Release Number 8278-20
ICYMI: Oxford University Publishes Chairman Tarbert’s Article on Dodd-Frank’s Derivatives Reforms
Excerpts from Chairman Tarbert’s Article in Oxford’s Journal of Financial Regulation: “The Enduring Legacy of Dodd-Frank’s Derivatives Reforms”
October 07, 2020
“The Dodd-Frank Act was a momentous and controversial legislative response to the 2007–09 financial crisis. Although some of its provisions have subsequently been challenged in the courts and overturned by a bipartisan Congress, other aspects of the Dodd-Frank Act are likely to stand the test of time. Chief among these are Dodd-Frank’s Titles VII and VIII, which govern derivatives.”
“The demonization of derivatives is due to a fundamental misunderstanding of the important role that derivatives play in the economy. The primary function of financial derivatives is to transfer risk from a party seeking to ‘hedge’ (limit) risk to a party willing to assume that risk.”
“Derivatives are critical for establishing the prices of the goods and services we all depend on—from oil to the interest on the mortgage on our home. Businesses, including American farmers and manufacturers, rely on derivatives to hedge their price risks. Without derivatives, these businesses would have no insurance against volatile price movements.”
“While I share commentators’ concerns about potential risk concentration in CCPs, Title VII addresses this risk by giving the [CFTC] the power to mitigate it through regulations that implement the ‘core principles’ applicable to registered CCPs. The CFTC has exercised this power by promulgating a comprehensive and effective regulatory structure, in particular Part 39 of the CFTC’s regulations, and by developing and conducting an intensive and in-depth programme of supervision through regular examinations and ongoing risk surveillance including supervisory stress testing.”
“This oversight is supplemented and complemented by Title VIII, which provides enhanced supervision of systemically important financial market utilities … including systemically important CCPs. In other words, Title VIII further addresses CCP risks made more acute by Title VII by giving regulators additional tools to mitigate those risks, without undoing the benefits of Title VII or the supervisory structure it establishes.”
“Far from revolutionary, Title VII borrowed from the CFTC’s long and successful history of regulating the futures markets, applying many of those same principles to regulate the previously opaque, bilateral swaps markets. At the same time, in both Titles VII and VIII Congress worked to ensure that its response to one crisis would not unwittingly sow the seeds of the next.”

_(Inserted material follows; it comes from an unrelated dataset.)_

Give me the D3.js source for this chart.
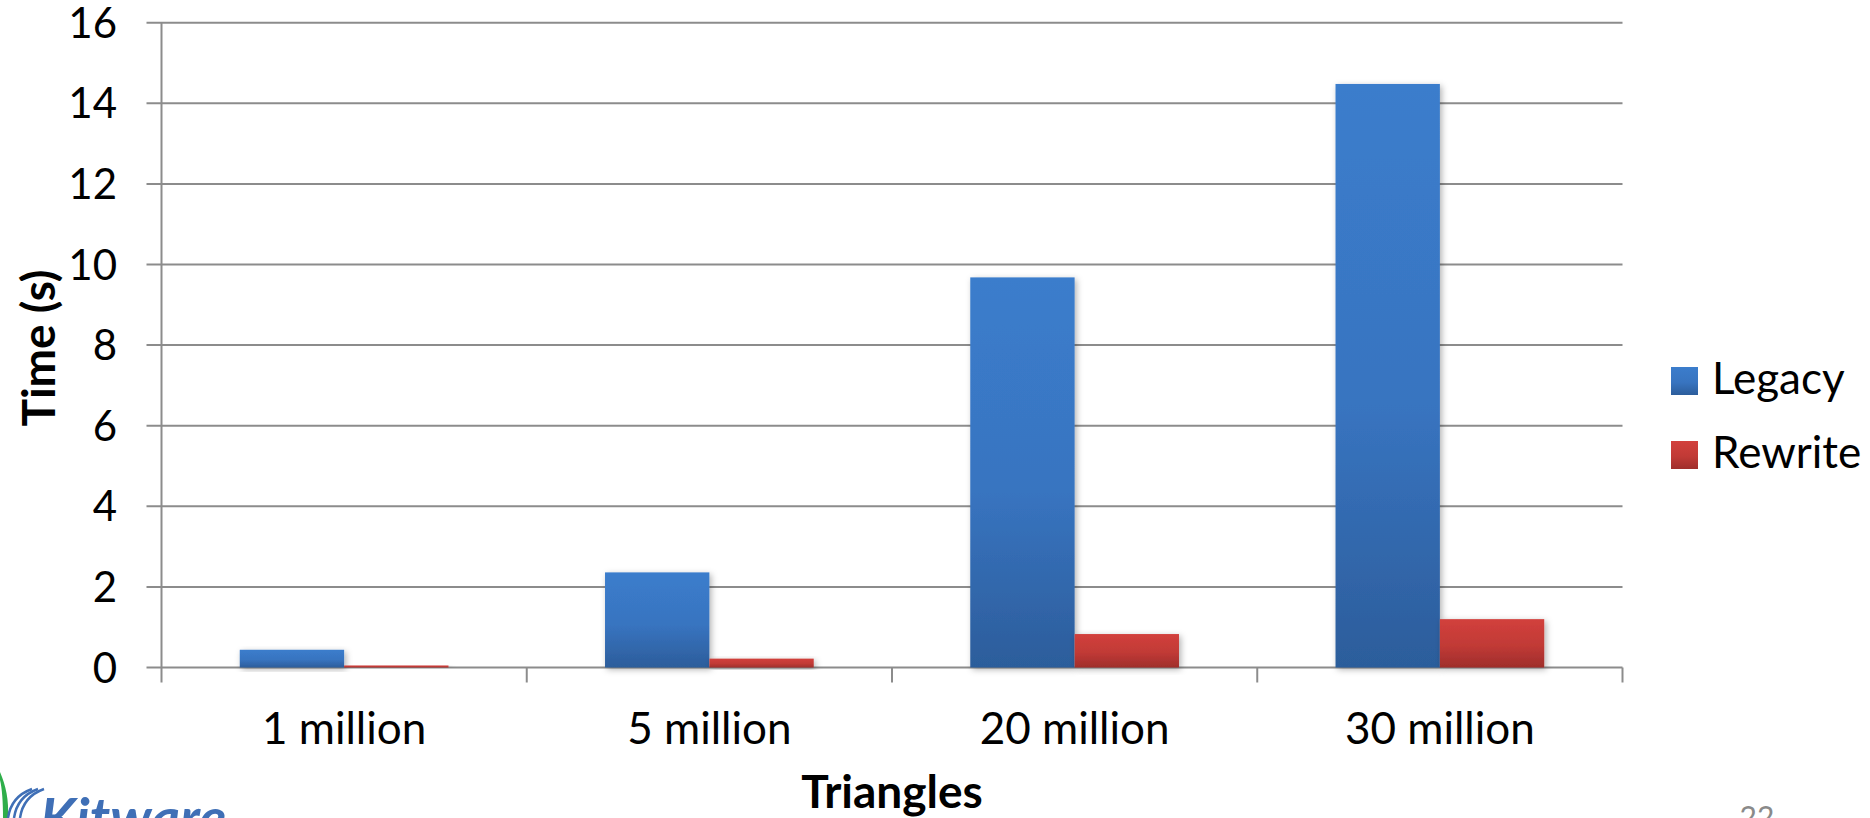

“While Congress envisioned that CCPs would play an indispensable role in the post-Dodd-Frank era, it also equipped the CFTC and other regulators with enhanced tools to regulate and supervise CCPs. In this manner, the Dodd-Frank Act carefully balances the need to keep US derivatives markets vibrant with the necessity of ensuring they are shock absorbers for systemic risk, not amplifiers of it. As a consequence, the legacy of Dodd-Frank’s derivatives reforms is likely to be one that endures and benefits the US economy in the decades to come.”